A Federal Reserve survey from early 2026 found that small businesses with international supply chains — about 48% of small employers — were absorbing a meaningful portion of tariff costs rather than passing them fully to customers. That absorption comes out of profit, and profit is what funds raises, hiring, and benefits improvements.

The result: employers are quietly freezing wages, pausing open roles, and pulling back on benefits — not because business is bad, but because margins are getting squeezed from a direction that doesn’t show up in a traditional budget review.

Three Specific Ways Tariffs Raise Your Labor Costs

1. Slower Revenue Growth, Same Fixed People Costs

Salaries are fixed costs. When tariff-driven price increases slow customer spending or push clients to delay purchases, revenue softens while your payroll stays the same. The cost-per-dollar-of-revenue for your team goes up even though nothing changed on the HR side.
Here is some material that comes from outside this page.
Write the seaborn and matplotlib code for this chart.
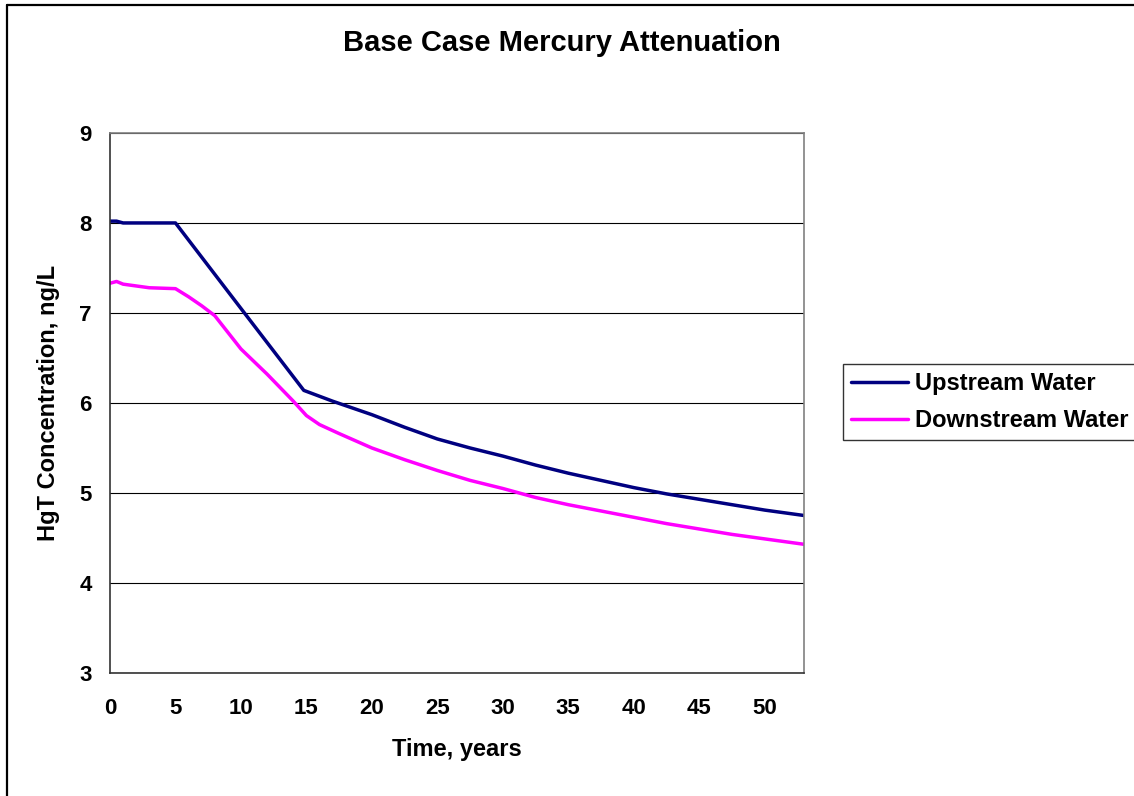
import numpy as np
import pandas as pd
import matplotlib
matplotlib.use("Agg")
import matplotlib.pyplot as plt
from matplotlib.lines import Line2D
import seaborn as sns

# values
up_years = [0, 0.5, 1, 5, 10, 14.8, 17, 20, 22.5, 25, 27.5, 30, 32.5, 35, 37.5,
            40, 42.5, 45, 47.5, 50, 53]
up_conc = [8.02, 8.02, 8.0, 8.0, 7.05, 6.14, 6.02, 5.87, 5.73, 5.6, 5.5, 5.41,
           5.31, 5.22, 5.14, 5.06, 4.99, 4.93, 4.87, 4.81, 4.75]

down_years = [0, 0.5, 1, 2, 3, 5, 6, 7, 8, 10, 12, 14, 15, 16, 17.5, 20, 22.5,
              25, 27.5, 30, 32.5, 35, 37.5, 40, 42.5, 45, 47.5, 50, 53]
down_conc = [7.33, 7.35, 7.32, 7.30, 7.28, 7.27, 7.18, 7.08, 6.97, 6.60, 6.32,
             6.02, 5.86, 5.76, 5.66, 5.50, 5.37, 5.25, 5.14, 5.05, 4.95, 4.87,
             4.80, 4.73, 4.66, 4.60, 4.54, 4.49, 4.43]

x_ticks = [0, 5, 10, 15, 20, 25, 30, 35, 40, 45, 50]
y_ticks = [3, 4, 5, 6, 7, 8, 9]

up_df = pd.DataFrame({"year": up_years, "conc": up_conc})
down_df = pd.DataFrame({"year": down_years, "conc": down_conc})

sns.set_theme(style="white")
plt.rcParams['font.family'] = ['Liberation Sans', 'DejaVu Sans']
plt.rcParams['font.weight'] = 'bold'
plt.rcParams['text.color'] = 'black'
plt.rcParams['axes.labelcolor'] = 'black'

fig = plt.figure(figsize=(11.34, 7.96), dpi=100, facecolor='white')
ax = fig.add_axes([0.097, 0.1545, 0.612, 0.6785])

sns.lineplot(data=up_df, x="year", y="conc", ax=ax, color="#000080",
             linewidth=2.5, label="Upstream Water", legend=False)
sns.lineplot(data=down_df, x="year", y="conc", ax=ax, color="#FF00FF",
             linewidth=2.5, label="Downstream Water", legend=False)

ax.set_xlim(0, 53)
ax.set_ylim(3, 9)
ax.set_xticks(x_ticks)
ax.set_yticks(y_ticks)
ax.tick_params(axis='both', direction='out', length=5, width=1, colors='black',
               labelsize=16)
ax.tick_params(axis='x', pad=13)
ax.tick_params(axis='y', pad=8)
for lab in ax.get_xticklabels() + ax.get_yticklabels():
    lab.set_fontweight('bold')

# horizontal gridlines only
ax.yaxis.grid(True, color='black', linewidth=0.8)
ax.xaxis.grid(False)
ax.set_axisbelow(True)

for side in ['left', 'bottom']:
    ax.spines[side].set_color('#333333')
    ax.spines[side].set_linewidth(1.2)
for side in ['top', 'right']:
    ax.spines[side].set_color('#808080')
    ax.spines[side].set_linewidth(1.2)

ax.set_xlabel("Time, years", fontsize=17, fontweight='bold', labelpad=14)
ax.set_ylabel("HgT Concentration, ng/L", fontsize=17, fontweight='bold', labelpad=14)
fig.text(562 / 1134, 1 - 43 / 796, "Base Case Mercury Attenuation", fontsize=21,
         fontweight='bold', ha='center', va='center')

handles, labels = ax.get_legend_handles_labels()
leg = fig.legend(handles, labels, loc='center left',
                 bbox_to_anchor=(843 / 1134, 1 - 402 / 796), frameon=True,
                 fancybox=False, edgecolor='black', fontsize=17,
                 handlelength=2.4, handletextpad=0.3, borderpad=0.35,
                 labelspacing=0.6, borderaxespad=0)
leg.get_frame().set_linewidth(1.0)
for t in leg.get_texts():
    t.set_fontweight('bold')
    t.set_color('black')

# outer frame (top and left edges visible)
fig.add_artist(Line2D([7 / 1134, 1], [1 - 5 / 796, 1 - 5 / 796],
                      transform=fig.transFigure, color='black', linewidth=1.6))
fig.add_artist(Line2D([7 / 1134, 7 / 1134], [0, 1 - 5 / 796],
                      transform=fig.transFigure, color='black', linewidth=1.6))

fig.savefig("out.png", dpi=100, facecolor='white')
2. Benefits Costs Already Climbing Independently

Healthcare premiums, 401(k) matches, and ancillary benefits were already rising before tariffs entered the picture. When those costs increase at the same time that tariff pressure compresses margins, small businesses face a double squeeze. Something has to give — and usually it’s the benefits package or the next hire.

3. Losing Employees to Better-Capitalized Competitors

Large companies have more leverage to absorb tariff costs without touching compensation. If a bigger employer down the street can keep offering raises and strong benefits while you’re treading water, you’re at a structural disadvantage in retention. Turnover is expensive — typically 50–200% of an employee’s annual salary when you factor in recruiting, onboarding, and lost productivity.

What You Can Actually Do About It

The goal isn’t to eliminate the tariff impact — you can’t control trade policy. The goal is to reduce the portion of your cost structure that’s vulnerable to it.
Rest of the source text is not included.